## [What is needed]
Everything from the line with "Reproduce this chart with D3.js." down to the line with "const rightTicks = [2, 4, 6, 8];" below must be printed exactly, those two lines included. Exclude pictures.

## [Information supplied]
━━━━━━━━━━
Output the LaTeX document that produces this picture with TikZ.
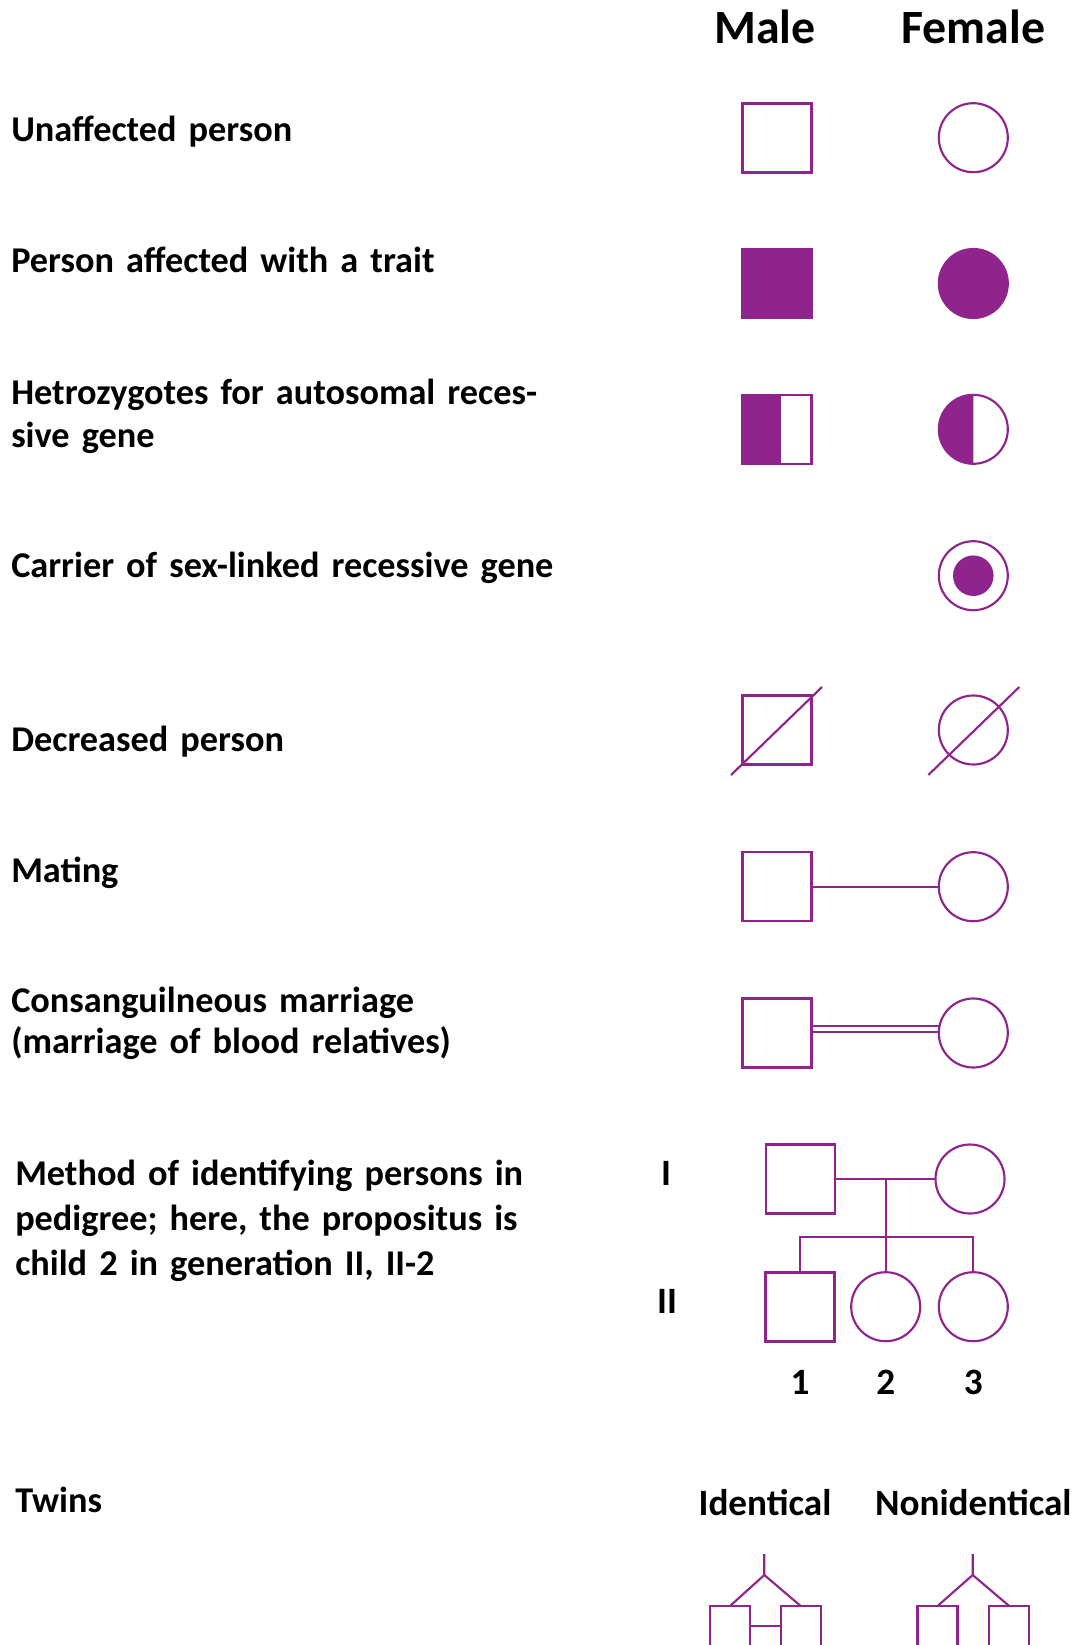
━━━━━━━━━━
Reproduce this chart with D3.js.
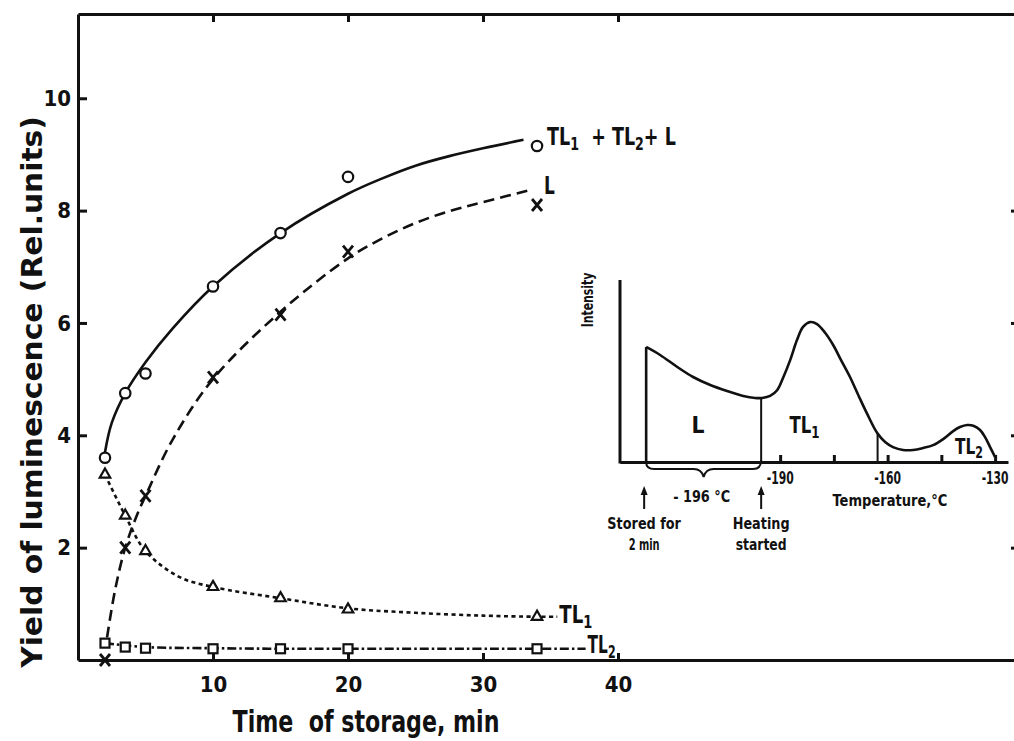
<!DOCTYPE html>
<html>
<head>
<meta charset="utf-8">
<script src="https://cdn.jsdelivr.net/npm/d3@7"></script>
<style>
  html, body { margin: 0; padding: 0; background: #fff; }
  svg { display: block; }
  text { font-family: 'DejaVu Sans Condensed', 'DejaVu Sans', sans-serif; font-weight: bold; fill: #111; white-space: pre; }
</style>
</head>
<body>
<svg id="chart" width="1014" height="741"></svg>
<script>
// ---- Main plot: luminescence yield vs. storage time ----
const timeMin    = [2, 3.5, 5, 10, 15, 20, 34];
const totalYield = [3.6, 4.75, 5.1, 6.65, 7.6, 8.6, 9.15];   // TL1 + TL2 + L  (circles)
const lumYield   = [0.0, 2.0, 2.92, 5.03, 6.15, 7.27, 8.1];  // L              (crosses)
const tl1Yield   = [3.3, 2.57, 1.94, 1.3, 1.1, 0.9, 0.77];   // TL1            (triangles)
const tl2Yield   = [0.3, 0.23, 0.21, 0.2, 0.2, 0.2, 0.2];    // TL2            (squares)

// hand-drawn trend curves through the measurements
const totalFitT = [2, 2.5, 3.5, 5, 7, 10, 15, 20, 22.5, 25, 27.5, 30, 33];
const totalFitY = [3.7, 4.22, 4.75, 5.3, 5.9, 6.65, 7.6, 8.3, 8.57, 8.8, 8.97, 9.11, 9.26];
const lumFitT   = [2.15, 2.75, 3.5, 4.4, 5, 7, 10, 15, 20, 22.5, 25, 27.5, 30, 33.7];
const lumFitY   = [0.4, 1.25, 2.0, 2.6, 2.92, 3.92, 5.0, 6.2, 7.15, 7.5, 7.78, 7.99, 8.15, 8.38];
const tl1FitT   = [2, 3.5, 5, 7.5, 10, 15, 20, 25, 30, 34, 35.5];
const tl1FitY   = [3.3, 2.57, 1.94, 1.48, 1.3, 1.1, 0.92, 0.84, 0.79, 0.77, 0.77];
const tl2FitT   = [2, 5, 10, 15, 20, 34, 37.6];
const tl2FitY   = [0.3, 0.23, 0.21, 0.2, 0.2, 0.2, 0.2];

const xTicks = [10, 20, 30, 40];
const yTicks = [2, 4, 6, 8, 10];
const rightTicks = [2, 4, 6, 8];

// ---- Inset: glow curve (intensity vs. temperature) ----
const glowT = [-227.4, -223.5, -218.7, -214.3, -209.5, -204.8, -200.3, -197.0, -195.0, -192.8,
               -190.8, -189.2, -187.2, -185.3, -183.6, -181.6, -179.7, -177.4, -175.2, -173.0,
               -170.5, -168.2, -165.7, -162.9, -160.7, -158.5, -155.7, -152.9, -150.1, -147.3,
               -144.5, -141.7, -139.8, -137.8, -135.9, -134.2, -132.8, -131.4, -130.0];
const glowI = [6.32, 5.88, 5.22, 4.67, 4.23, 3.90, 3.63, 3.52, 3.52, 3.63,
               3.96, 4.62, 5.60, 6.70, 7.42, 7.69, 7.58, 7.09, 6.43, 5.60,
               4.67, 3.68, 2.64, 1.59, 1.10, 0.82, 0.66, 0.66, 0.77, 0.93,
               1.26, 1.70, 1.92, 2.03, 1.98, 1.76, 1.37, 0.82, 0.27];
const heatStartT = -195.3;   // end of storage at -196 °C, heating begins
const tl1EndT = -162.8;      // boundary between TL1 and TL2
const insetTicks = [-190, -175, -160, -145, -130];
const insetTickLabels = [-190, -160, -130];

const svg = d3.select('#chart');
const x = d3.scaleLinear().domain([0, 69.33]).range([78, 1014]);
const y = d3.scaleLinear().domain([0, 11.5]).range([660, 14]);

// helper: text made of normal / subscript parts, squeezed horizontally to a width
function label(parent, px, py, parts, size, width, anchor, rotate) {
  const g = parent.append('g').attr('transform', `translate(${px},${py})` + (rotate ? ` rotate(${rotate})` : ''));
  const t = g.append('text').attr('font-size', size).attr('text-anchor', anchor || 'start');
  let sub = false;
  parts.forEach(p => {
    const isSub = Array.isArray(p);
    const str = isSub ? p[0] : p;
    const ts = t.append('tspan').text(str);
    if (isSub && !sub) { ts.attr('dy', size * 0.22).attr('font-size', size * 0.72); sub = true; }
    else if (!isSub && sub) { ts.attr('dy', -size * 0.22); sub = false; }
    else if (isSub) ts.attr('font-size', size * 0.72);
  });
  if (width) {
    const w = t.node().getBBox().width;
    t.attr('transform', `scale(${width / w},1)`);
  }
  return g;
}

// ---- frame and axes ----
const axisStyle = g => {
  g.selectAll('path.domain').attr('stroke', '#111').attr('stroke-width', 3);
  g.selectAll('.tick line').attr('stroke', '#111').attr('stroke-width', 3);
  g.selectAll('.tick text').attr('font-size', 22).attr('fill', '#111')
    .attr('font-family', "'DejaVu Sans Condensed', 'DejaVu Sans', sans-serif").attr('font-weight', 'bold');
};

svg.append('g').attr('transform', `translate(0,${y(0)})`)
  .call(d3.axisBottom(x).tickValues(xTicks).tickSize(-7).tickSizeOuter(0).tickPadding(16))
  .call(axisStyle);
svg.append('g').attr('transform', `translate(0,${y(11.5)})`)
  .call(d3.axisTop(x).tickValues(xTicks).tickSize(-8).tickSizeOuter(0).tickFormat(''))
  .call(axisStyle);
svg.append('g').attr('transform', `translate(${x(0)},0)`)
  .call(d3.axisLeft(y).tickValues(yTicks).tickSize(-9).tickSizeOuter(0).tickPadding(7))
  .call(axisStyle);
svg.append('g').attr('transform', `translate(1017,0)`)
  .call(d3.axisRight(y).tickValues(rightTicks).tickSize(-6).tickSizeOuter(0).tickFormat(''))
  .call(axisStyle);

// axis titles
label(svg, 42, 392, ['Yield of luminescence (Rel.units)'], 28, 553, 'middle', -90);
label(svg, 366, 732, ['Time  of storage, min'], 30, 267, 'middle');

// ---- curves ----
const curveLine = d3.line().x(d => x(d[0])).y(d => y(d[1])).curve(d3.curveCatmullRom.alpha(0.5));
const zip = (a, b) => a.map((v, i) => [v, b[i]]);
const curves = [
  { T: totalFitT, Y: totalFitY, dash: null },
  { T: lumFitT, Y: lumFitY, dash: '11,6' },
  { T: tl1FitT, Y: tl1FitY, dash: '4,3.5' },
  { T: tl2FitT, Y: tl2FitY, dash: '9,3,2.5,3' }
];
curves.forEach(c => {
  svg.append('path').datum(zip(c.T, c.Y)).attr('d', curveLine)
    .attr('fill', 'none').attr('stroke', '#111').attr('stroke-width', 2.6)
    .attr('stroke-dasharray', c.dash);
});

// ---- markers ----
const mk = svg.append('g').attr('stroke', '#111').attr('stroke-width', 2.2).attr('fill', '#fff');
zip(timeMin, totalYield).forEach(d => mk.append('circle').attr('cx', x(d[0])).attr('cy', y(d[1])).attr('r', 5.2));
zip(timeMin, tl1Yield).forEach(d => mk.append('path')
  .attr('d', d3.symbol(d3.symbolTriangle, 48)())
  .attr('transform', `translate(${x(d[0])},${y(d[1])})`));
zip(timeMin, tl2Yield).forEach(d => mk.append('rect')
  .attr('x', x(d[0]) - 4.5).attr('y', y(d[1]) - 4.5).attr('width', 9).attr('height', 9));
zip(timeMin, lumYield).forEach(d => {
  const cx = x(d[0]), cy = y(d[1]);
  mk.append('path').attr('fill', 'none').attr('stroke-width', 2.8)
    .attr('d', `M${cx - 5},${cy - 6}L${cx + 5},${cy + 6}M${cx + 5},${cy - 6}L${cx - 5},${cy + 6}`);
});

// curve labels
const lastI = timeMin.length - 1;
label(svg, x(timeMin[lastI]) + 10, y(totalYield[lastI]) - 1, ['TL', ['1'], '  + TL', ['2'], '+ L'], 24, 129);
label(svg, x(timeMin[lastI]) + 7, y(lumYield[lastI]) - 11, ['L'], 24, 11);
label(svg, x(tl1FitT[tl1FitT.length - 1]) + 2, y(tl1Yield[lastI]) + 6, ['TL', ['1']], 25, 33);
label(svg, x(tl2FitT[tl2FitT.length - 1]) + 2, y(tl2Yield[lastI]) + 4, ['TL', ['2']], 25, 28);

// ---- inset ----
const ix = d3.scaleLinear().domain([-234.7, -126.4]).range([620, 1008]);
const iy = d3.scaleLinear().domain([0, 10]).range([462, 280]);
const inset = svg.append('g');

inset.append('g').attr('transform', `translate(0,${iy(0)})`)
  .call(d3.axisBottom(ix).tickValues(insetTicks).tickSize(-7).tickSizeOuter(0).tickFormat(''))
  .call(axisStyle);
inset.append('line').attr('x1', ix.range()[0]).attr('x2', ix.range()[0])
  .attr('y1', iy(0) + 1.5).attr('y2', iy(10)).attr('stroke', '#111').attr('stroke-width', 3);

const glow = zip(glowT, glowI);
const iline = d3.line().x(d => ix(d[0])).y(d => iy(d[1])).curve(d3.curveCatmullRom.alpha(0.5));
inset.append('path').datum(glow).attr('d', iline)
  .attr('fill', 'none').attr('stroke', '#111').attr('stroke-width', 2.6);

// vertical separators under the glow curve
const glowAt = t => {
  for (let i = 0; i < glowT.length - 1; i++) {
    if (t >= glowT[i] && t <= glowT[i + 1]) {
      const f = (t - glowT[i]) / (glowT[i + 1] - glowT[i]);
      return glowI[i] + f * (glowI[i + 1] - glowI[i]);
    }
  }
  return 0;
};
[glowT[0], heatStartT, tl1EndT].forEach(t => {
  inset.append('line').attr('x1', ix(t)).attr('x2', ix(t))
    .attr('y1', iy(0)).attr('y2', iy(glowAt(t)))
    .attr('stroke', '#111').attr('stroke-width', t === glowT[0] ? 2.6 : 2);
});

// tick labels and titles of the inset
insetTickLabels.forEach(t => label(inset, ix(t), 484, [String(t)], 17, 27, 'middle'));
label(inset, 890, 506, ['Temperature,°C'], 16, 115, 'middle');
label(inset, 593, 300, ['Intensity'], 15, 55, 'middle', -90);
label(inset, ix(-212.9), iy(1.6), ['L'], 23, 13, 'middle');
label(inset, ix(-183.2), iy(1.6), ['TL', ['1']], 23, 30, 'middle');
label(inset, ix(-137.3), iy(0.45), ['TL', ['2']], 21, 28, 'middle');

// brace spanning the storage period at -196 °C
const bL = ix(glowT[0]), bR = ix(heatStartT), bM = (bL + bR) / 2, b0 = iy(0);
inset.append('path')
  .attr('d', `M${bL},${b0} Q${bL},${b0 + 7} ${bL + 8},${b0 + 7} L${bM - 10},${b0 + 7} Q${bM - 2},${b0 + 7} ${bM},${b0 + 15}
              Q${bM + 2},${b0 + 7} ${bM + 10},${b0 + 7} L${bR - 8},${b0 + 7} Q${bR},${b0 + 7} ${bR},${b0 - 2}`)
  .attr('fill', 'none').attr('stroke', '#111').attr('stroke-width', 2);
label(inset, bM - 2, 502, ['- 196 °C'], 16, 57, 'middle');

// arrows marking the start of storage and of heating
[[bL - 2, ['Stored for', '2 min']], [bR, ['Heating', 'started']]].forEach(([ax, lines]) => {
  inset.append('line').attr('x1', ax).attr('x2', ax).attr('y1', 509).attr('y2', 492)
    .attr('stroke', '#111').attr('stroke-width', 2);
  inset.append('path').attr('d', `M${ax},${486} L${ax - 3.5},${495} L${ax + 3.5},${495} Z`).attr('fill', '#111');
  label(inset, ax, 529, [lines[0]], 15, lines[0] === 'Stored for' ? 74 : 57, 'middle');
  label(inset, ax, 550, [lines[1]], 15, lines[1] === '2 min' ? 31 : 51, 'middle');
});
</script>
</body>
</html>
━━━━━━━━━━
## [Exercise solution]
Reproduce this chart with D3.js.
<!DOCTYPE html>
<html>
<head>
<meta charset="utf-8">
<script src="https://cdn.jsdelivr.net/npm/d3@7"></script>
<style>
  html, body { margin: 0; padding: 0; background: #fff; }
  svg { display: block; }
  text { font-family: 'DejaVu Sans Condensed', 'DejaVu Sans', sans-serif; font-weight: bold; fill: #111; white-space: pre; }
</style>
</head>
<body>
<svg id="chart" width="1014" height="741"></svg>
<script>
// ---- Main plot: luminescence yield vs. storage time ----
const timeMin    = [2, 3.5, 5, 10, 15, 20, 34];
const totalYield = [3.6, 4.75, 5.1, 6.65, 7.6, 8.6, 9.15];   // TL1 + TL2 + L  (circles)
const lumYield   = [0.0, 2.0, 2.92, 5.03, 6.15, 7.27, 8.1];  // L              (crosses)
const tl1Yield   = [3.3, 2.57, 1.94, 1.3, 1.1, 0.9, 0.77];   // TL1            (triangles)
const tl2Yield   = [0.3, 0.23, 0.21, 0.2, 0.2, 0.2, 0.2];    // TL2            (squares)

// hand-drawn trend curves through the measurements
const totalFitT = [2, 2.5, 3.5, 5, 7, 10, 15, 20, 22.5, 25, 27.5, 30, 33];
const totalFitY = [3.7, 4.22, 4.75, 5.3, 5.9, 6.65, 7.6, 8.3, 8.57, 8.8, 8.97, 9.11, 9.26];
const lumFitT   = [2.15, 2.75, 3.5, 4.4, 5, 7, 10, 15, 20, 22.5, 25, 27.5, 30, 33.7];
const lumFitY   = [0.4, 1.25, 2.0, 2.6, 2.92, 3.92, 5.0, 6.2, 7.15, 7.5, 7.78, 7.99, 8.15, 8.38];
const tl1FitT   = [2, 3.5, 5, 7.5, 10, 15, 20, 25, 30, 34, 35.5];
const tl1FitY   = [3.3, 2.57, 1.94, 1.48, 1.3, 1.1, 0.92, 0.84, 0.79, 0.77, 0.77];
const tl2FitT   = [2, 5, 10, 15, 20, 34, 37.6];
const tl2FitY   = [0.3, 0.23, 0.21, 0.2, 0.2, 0.2, 0.2];

const xTicks = [10, 20, 30, 40];
const yTicks = [2, 4, 6, 8, 10];
const rightTicks = [2, 4, 6, 8];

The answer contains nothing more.